Check to make sure your sewing machine is on the level and not making any sudden moves. Plus, you can try to place a towel underneath your sewing machine as this will reduce the noise you hear by about 30%.
Another source may be as described earlier. The thread did not make it into the take-up lever and you have to pull your thread out and start re-threading the machine making sure you got the thread where it is supposed to go.
After checking that option, check your needle. They say that 80% of all sewing machine problems are caused by the needle being improperly inserted, bent or dull. Even new needles come with flaws and can contribute to this issue.
Don’t assume that new needles are flawless and are not the problem. You could have forgotten to insert it all the way up and it is banging on your machine.
Like a lot of sewing machine problems, this one has several sources for the grinding noise. Even on a Brother sewing machine, there are multiple sources for this noise. They have a 20 step procedure to follow to help you get rid of that noise.
One of the sources mentioned is that your thread got tangled and you need to remove that tangle either by undoing it or cutting it out. Once that is done, you will have to clean your machine where the tangled thread used to be.
On a Janome sewing machine, the grinding noise may be coming from a little plastic part at the top rear of the machine. This is where the bobbin rests during the winding aspect of sewing.
There is a screw held in place by a nut. That nut may become loose and fall into your machine. When it does you will hear the grinding noise. Taking the Janome apart may take some time but the fix is simple.
Replace the nut, tighten it up and add a little glue to make sure this situation doesn’t happen again. All repairs do not need a repairman to get fixed.
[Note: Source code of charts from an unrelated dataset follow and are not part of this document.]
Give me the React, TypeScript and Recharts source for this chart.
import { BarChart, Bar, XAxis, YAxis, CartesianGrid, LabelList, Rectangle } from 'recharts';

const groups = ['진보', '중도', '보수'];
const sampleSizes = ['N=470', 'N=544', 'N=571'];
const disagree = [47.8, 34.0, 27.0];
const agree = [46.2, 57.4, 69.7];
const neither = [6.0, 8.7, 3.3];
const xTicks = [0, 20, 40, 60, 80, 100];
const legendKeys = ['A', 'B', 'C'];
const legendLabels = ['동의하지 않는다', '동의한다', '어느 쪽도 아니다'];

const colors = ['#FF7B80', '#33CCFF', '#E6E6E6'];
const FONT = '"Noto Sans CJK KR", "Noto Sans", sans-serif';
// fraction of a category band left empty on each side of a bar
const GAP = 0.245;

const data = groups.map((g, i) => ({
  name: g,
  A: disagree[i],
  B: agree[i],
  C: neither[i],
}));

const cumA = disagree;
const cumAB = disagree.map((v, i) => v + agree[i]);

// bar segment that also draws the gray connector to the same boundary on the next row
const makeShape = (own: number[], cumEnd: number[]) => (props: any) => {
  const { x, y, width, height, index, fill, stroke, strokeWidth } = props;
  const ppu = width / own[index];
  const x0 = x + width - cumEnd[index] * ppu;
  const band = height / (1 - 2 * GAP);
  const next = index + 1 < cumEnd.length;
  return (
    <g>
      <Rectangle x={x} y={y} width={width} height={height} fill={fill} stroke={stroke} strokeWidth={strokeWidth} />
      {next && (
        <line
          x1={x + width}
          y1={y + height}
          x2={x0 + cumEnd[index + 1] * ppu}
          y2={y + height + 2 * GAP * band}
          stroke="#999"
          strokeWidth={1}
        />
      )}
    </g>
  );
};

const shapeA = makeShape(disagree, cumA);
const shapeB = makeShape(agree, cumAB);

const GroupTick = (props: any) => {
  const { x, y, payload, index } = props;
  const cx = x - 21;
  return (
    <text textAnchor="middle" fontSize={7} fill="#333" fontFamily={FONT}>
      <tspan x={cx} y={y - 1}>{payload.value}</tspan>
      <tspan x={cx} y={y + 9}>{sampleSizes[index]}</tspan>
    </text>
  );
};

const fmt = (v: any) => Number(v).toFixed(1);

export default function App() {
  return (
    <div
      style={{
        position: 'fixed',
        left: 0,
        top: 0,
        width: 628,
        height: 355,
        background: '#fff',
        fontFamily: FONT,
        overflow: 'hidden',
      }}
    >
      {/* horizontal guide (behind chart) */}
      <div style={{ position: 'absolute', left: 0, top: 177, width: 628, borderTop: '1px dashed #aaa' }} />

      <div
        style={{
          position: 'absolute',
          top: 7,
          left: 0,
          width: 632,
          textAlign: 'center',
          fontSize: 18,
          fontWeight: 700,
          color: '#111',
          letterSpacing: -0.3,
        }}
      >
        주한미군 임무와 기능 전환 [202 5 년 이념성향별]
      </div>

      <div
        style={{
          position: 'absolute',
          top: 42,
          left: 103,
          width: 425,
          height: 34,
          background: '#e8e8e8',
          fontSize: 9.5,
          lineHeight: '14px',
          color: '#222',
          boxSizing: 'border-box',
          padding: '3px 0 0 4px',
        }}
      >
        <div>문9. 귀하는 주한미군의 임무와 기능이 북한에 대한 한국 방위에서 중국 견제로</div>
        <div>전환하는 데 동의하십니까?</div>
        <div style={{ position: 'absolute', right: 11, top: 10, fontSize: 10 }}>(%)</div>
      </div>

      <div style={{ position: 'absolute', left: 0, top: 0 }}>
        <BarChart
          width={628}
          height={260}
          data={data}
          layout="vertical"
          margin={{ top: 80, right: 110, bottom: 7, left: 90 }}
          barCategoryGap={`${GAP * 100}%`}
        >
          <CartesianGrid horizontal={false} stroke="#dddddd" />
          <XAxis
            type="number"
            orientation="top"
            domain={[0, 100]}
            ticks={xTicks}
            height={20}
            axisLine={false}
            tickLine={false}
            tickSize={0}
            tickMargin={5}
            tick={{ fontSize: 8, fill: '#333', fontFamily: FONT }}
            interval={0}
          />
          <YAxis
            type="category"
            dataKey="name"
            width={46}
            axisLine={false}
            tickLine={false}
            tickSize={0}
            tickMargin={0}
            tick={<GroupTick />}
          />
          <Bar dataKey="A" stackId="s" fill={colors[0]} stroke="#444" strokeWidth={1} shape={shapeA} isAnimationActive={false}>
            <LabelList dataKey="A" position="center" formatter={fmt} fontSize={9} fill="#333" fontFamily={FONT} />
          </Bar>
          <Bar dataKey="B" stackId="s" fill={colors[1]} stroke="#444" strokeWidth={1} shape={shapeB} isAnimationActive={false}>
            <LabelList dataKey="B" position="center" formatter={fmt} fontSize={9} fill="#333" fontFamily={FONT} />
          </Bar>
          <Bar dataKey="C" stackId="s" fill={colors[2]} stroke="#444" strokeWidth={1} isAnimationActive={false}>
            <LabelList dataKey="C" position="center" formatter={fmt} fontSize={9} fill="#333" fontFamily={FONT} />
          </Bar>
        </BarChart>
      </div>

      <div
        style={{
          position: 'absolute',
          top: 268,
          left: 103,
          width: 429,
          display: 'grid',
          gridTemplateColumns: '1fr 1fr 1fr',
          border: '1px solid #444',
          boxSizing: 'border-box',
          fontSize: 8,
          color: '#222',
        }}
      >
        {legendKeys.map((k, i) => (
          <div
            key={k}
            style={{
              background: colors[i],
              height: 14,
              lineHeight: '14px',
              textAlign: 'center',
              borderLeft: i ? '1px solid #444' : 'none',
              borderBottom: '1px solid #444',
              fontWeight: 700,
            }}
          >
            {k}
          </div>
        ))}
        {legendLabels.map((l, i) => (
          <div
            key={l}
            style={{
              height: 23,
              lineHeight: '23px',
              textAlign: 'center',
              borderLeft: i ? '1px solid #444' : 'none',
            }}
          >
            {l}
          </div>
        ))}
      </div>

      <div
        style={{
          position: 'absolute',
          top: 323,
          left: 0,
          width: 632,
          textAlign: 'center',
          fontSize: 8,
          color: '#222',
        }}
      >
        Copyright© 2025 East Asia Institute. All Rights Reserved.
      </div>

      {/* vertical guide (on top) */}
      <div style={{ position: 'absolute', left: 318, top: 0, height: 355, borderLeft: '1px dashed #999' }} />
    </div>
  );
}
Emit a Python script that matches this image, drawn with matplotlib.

Sewing machines are like any other machine. When something is not working right, they will complain by making a lot of noise. The key is to be able to find the source quickly before your machine gets damaged any further.
A good checklist will help you track down the source and make the determination if you can fix it or need to take it to a repairman. As stated earlier there are 3 common sources for most noises.
One is a lack of lubrication. Two is the need for a good cleaning and three is the needle. Once you have cleared these sources you should start looking at other possibilities.
When you have a serious problem take it to your qualified repairman.